We’ve talked about Mr. George Harte’s airport, perhaps it’s time to look at the heart of the flying school that came to be, George Vose. One would surmise that with a Flight School consisting of a single Cub, later flourishing to upwards of two hundred students, two or three four-place Cessnas, a half-dozen Cessna 150s, including one on floats, and of course, the venerable J-3, “Four Deuces”, that the proprietor’s job was full time. Not so. Vose Flight School was an avocation. (A hobby with attitude……get it? Attitude?) Sorry about that, now where was I……..?

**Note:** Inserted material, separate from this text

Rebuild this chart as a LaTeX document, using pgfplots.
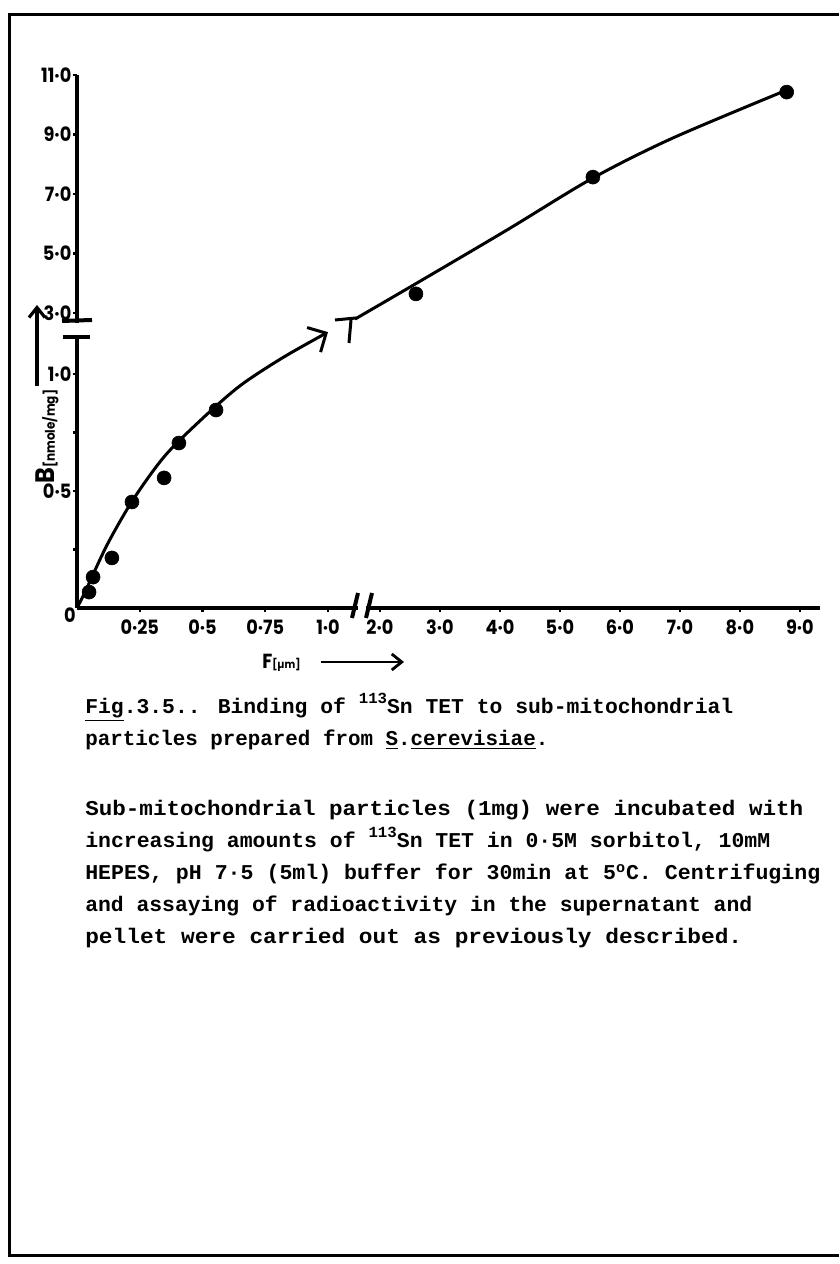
\documentclass[border=0pt]{standalone}
\usepackage{fontspec}
\usepackage{graphicx}
\usepackage{pgfplots}
\pgfplotsset{compat=1.18}
\usetikzlibrary{arrows.meta}
\newfontfamily\lab{Poppins}[FakeStretch=0.9]
\newfontfamily\tw{Liberation Mono}
\newcommand{\labfont}[1]{\fontsize{#1}{#1}\lab\bfseries}
\newcommand{\sups}[1]{\raisebox{7.5pt}{\fontsize{11}{11}\selectfont #1}}
% typed line, stretched to the width it has on the page
\newcommand{\tline}[2]{\resizebox{#1mm}{\height}{#2}}

\begin{document}
\begin{tikzpicture}
\useasboundingbox (0,0) rectangle (209.75mm,316mm);

% broken axes: both scales are compressed past the break
\begin{axis}[
  at={(19.25mm,164mm)}, anchor=south west,
  x=62.75mm, y=58.5mm,
  x coord trafo/.code={\pgfmathparse{min(#1,1.2)+0.00875*max(0,min(#1,2)-1.2)+0.239*max(0,#1-2)}},
  y coord trafo/.code={\pgfmathparse{min(#1,1.2)+0.0339*max(0,min(#1,3)-1.2)+0.127*max(0,#1-3)}},
  xmin=0, xmax=9.33, ymin=0, ymax=11,
  enlargelimits=false,
  axis lines=left,
  axis line style={-, line width=1mm},
  clip=false,
  xtick={0.25,0.5,0.75,1,2,3,4,5,6,7,8,9},
  xticklabels={0·25,0·5,0·75,1·0,2·0,3·0,4·0,5·0,6·0,7·0,8·0,9·0},
  ytick={0.25,0.5,0.75,1,3,5,7,9,11},
  yticklabels={,0·5,,1·0,3·0,5·0,7·0,9·0,11·0},
  tick align=outside,
  major tick length=1mm,
  tick style={line width=0.6mm, black},
  ticklabel style={font=\labfont{14}},
  xticklabel style={yshift=-0.6mm},
  yticklabel style={inner sep=1pt},
]
% measured points
\addplot[only marks, mark=*, mark size=1.75mm] coordinates {
  (0.048,0.068) (0.064,0.132) (0.139,0.214) (0.219,0.453) (0.347,0.556)
  (0.406,0.705) (0.554,0.846) (2.6,3.64) (5.55,7.57) (8.78,10.43)};
% hand-drawn fit, lower part
\addplot[line width=0.75mm, smooth, -{Straight Barb[length=3.5mm,width=7mm]}] coordinates {
  (0,0) (0.035,0.075) (0.12,0.27) (0.223,0.462) (0.35,0.65) (0.5,0.81)
  (0.65,0.95) (0.82,1.07) (1.0,1.179)};
% upper part
\addplot[line width=0.75mm, smooth] coordinates {
  (1.108,2.23) (2.617,4.006) (4.117,5.789) (5.55,7.54) (6.883,8.886) (8.783,10.5)};
\end{axis}

\begin{scope}[x=0.25mm, y=-0.25mm, yshift=316mm]
% page frame
\draw[line width=0.75mm] (839,15) -- (10,15) -- (10,1256) -- (839,1256);
% axis breaks
\fill[white] (70,323) rectangle (84,335);
\draw[line width=1mm] (62,321) -- (92,320);
\draw[line width=1mm] (63,337) -- (90,337);
\fill[white] (358,601) rectangle (366,615);
\draw[line width=1mm] (352,618) -- (358,593);
\draw[line width=1mm] (366,618) -- (372,593);
\draw[line width=0.75mm] (335,320) -- (356,318);
\draw[line width=0.75mm] (351,320) -- (349,343);
\node[font=\labfont{14}, inner sep=0] at (70,615) {0};
% axis titles
\node[anchor=base west, inner sep=0] at (262,669) {{\labfont{14.5}F}{\labfont{8}[µm]}};
\draw[line width=0.7mm, -{Straight Barb[length=2.5mm,width=4mm]}] (321,662) -- (404,662);
\node[anchor=base west, rotate=90, inner sep=0] at (55,484) {{\labfont{19}B}{\labfont{9.5}[nmole/mg]}};
\draw[line width=0.8mm, -{Straight Barb[length=2.5mm,width=4mm]}] (37,386) -- (37,305);
% caption
\begin{scope}[every node/.style={anchor=base west, inner sep=0, font=\fontsize{15}{15}\tw\bfseries}]
\node at (85,714) {\tline{162}{\underline{Fig}.3.5.. Binding of \sups{113}Sn TET to sub-mitochondrial}};
\node at (85,746) {\tline{115.75}{particles prepared from \underline{S}.\underline{cerevisiae}.}};
\node at (85,816) {\tline{179.5}{Sub-mitochondrial particles (1mg) were incubated with}};
\node at (85,848) {\tline{171.25}{increasing amounts of \sups{113}Sn TET in 0·5M sorbitol, 10mM}};
\node at (85,880) {\tline{183.75}{HEPES, pH 7·5 (5ml) buffer for 30min at 5\textsuperscript{o}C. Centrifuging}};
\node at (85,912) {\tline{166.75}{and assaying of radioactivity in the supernatant and}};
\node at (85,944) {\tline{164.25}{pellet were carried out as previously described.}};
\end{scope}
\end{scope}
\end{tikzpicture}
\end{document}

After serving in WWII as an Army flight instructor, George Vose had a decision to make: Should he accept the pilot’s seat offered by All-American Airlines, or continue his work in the human health field? After weighing the pros and cons, he passed up the airline job and chose to pursue a field that would be of more benefit to humanity. He ultimately became a research professor at Texas Womens’ University. His electron microscopy work with Dr. Pauline Beery Mack in Bone Biology led to multi-million dollar NASA grants designated to further the knowledge of effects of weightlessness on the human skeletal system. It was crucial to know and understand these effects to insure the safety of our astronauts. Vose’s research and published technical papers for the National Institute of Health had led to early insights into osteoporosis. I well recall his discovery of the “canaliculi”, small conduits in the bone structure, visible only with the electron microscope.
The recent note sent by Al Jones (Hartlee Times #21) reminded me of good friend Jackie Oden, which in turn brought back memories of how NASA indirectly paid for some of our flying lessons. NASA paid twenty-five dollars each for X-rays of volunteer’s hip bones, taken alongside a wedge of aluminum encapsulated in a block of clear polyester resin. How this apparatus worked was known only to the inventor, George Vose. Always eager to aid in space exploration, how could Jackie or I refuse such an opportunity? (Plus, we could use the dough.) Whenever Gemini astronauts landed in the planned ocean, George Vose was on board the aircraft carrier to greet them, checking for bone mineral loss in their zero G environment. Once, after a computer failure, the astronauts landed manually in the Indian Ocean, missing the primary retrieval point off Hawaii by a continent or two! (Upon having overheard someone ask George about his work at TWU, I blurted out, “Oh, he dissolves bones in nitric acid”, perhaps the biggest faux pau of my life…..)
Well, to sum things up, when the Albert Einstein Medical Center in Philadelphia sought George Vose and his talents, he opted to remain at Hartlee Field, enabling his continued contributions to medical science, at the same time enabling thousands to discover flight.
He began flight instructing Army Air Force cadets in 1943, instructed twenty-three years at Hartlee Field and continues flight instruction to this today at his retirement place in Alpine, in faraway West Texas…..that’s gotta’ be some kind of record.